Safety in the Sun and Sea

France has a long coastline and many beautiful beaches and swimming locations; make sure you know how to stay safe...

Being aware of the dangers related to swimming in the sea can help to avoid accidents. Children must be supervised at all times. Swim where other people are swimming or where flags indicate a safe area. Most frequent dangers include:

  • Strong water currents
  • Big waves caused by wind movements. Waves normally move from sea to land during the day and from land to sea at the night

Supervised beaches in France have a system of coloured flags to let the public know about the swimming conditions. The code is:

Safety in the Water
Green Bathing supervision
Orange Swimming dangerous but under supervision
Red Swimming Forbidden
Water Quality
Blue Good, clean water
Yellow Water polluted

Hypothermia

In some cases - when the temperature difference between the water and the air is great - jumping quickly into the sea can cause hypothermia. The symptoms include shivering, dizziness and sight problems, a ringing sound in the ears, a sudden sensation of fever, itching, cramp, and head ache.

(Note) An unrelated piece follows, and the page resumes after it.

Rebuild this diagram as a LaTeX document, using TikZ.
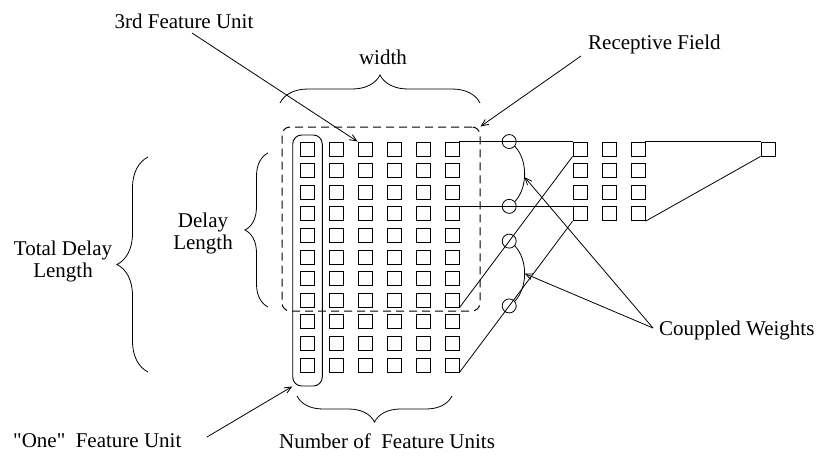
\documentclass[tikz,border=0pt]{standalone}
\usepackage{fontspec}
\setmainfont{Liberation Serif}[Ligatures=TeXOff]
\usetikzlibrary{arrows.meta,decorations.pathreplacing,calc}
\begin{document}
\begin{tikzpicture}[x=1pt,y=-1pt,
  cell/.style={draw,line width=0.9pt,minimum size=14pt,inner sep=0pt},
  wcirc/.style={draw,circle,minimum size=14pt,inner sep=0pt,line width=0.8pt},
  lbl/.style={font=\fontsize{21}{22}\selectfont,inner sep=0pt,align=center},
  conn/.style={line width=0.8pt},
  arr/.style={line width=0.8pt,-{Straight Barb[length=7pt,width=6pt]}},
  brc/.style={line width=0.8pt,decorate,decoration={brace,amplitude=#1}},
]
\useasboundingbox (0,0) rectangle (823,456);

% input grid
\foreach \r in {0,...,10}{
  \foreach \c in {0,...,5}{
    \node[cell] (in-\r-\c) at ({307+29*\c},{149+21.6*\r}) {};
  }
}
% output grid
\foreach \r in {0,...,3}{
  \foreach \c in {0,1,2}{
    \node[cell] (out-\r-\c) at ({580+29*\c},{149+21.6*\r}) {};
  }
}
\node[cell] (fin) at (768,149) {};

% receptive field and feature unit boxes
\node[draw,dash pattern=on 8pt off 5pt,rounded corners=8pt,minimum width=198pt,minimum height=184pt,inner sep=0pt,line width=1pt] (rfbox) at (381,219) {};
\node[draw,rounded corners=9pt,minimum width=29.6pt,minimum height=251pt,inner sep=0pt,line width=0.9pt] (fu) at (307.5,260.5) {};

% weighted connections
\draw[conn] (in-0-5.north east) -- node[wcirc,pos=0.44] (c1) {} (out-0-0.north west);
\draw[conn] (in-3-5.north east) -- node[wcirc,pos=0.44] (c2) {} (out-3-0.north west);
\draw[conn] (in-7-5.south east) -- node[wcirc,pos=0.44] (c3) {} (out-0-0.south west);
\draw[conn] (in-10-5.south east) -- node[wcirc,pos=0.44] (c4) {} (out-3-0.south west);
\draw[conn] (out-0-2.north east) -- (fin.north west);
\draw[conn] (out-3-2.south east) -- (fin.south west);

% coupling arcs
\draw[conn] (c1.-40) .. controls +(13,14) and +(13,-14) .. (c2.40) coordinate[pos=0.55] (m1);
\draw[conn] (c3.-40) .. controls +(13,14) and +(13,-14) .. (c4.40) coordinate[pos=0.5] (m2);

% labels
\node[lbl] (l3rd) at (184,21) {3rd Feature Unit};
\node[lbl] (lw) at (383,57) {width};
\node[lbl,anchor=west] (lrf) at (588,44) {Receptive Field};
\node[lbl] (ldl) at (203,233) {Delay\\Length};
\node[lbl] (ltdl) at (63,261) {Total Delay\\Length};
\node[lbl,anchor=west] (lone) at (13,441) {"One"\ \ Feature Unit};
\node[lbl,anchor=west] (lnum) at (279,441) {Number of\ \ Feature Units};
\node[lbl,anchor=west] (cw) at (659,330) {Couppled Weights};

% braces
\draw[brc=28pt] (280,103) -- (480,103);
\draw[brc=23pt] (268,307) -- (268,153);
\draw[brc=31pt] (148,372) -- (148,157);
\draw[brc=26pt] (452,396) -- (297,396);

% arrows
\coordinate (a3s) at (192,33);
\coordinate (ars) at (581,56);
\coordinate (aos) at (207,437);
\coordinate (cwp) at (653,328);
\draw[arr] (a3s) -- (in-0-2.north west);
\draw[arr] (ars) -- (rfbox.north east);
\draw[arr] (aos) -- (fu.south west);
\draw[arr] (cwp) -- (m1);
\draw[arr] (cwp) -- (m2);
\end{tikzpicture}
\end{document}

If this happens, get out of the water quickly, dry off, wrap up in clothes or dry towels and rest in the shade until the symptoms pass.

Sunstroke

Sunstroke can occur if exposed to the sun and the heat for too long. Children are particularly sensitive. Symptoms include headache, dizziness, nausea, stiff neck, fever. In a severe case, vomiting and unconsciousness can occur. Treatment involves rehydration with water and salts, and cooling the body gently. Lie down in a well ventilated place in the shade, ideally covered by a damp sheet, drink water without ice and take an aspirin.

Staying out of the sun during the heat of the day (12:00-15:00), wearing a hat and drinking water regularly can prevent sunstroke.

Sandbars and shoals

Though these "pools" of water, normally warmer than in the rest of the sea, might seem very inviting, they can be extremely dangerous. Swimming becomes difficult as the water pressure can be great and the currents can drag a swimmer out to sea. If this happens, avoid panicking and do not try to swim against the current. Float. The waves will take a swimmer back to shore.

  • Wikipedia have more information
  • Sauvmer provide easy-to-understand images and an explanation in French

Jellyfish

If stung by a jellyfish, rinse the sting with sea water, not fresh water. Put sand on the sting and rub with something rigid (such as a credit card). If stung in the face, rinse the eyes immediately and contact a doctor.

Mont St-Michel Tides

The tidal waters of Mont St-Michel off the Manche coastline in Brittany can be very dangerous with up to 15 metres of difference between high and low tides representing about 15 Km of difference between the high and low water mark. Tides move fast and can trap anyone walking across the flats.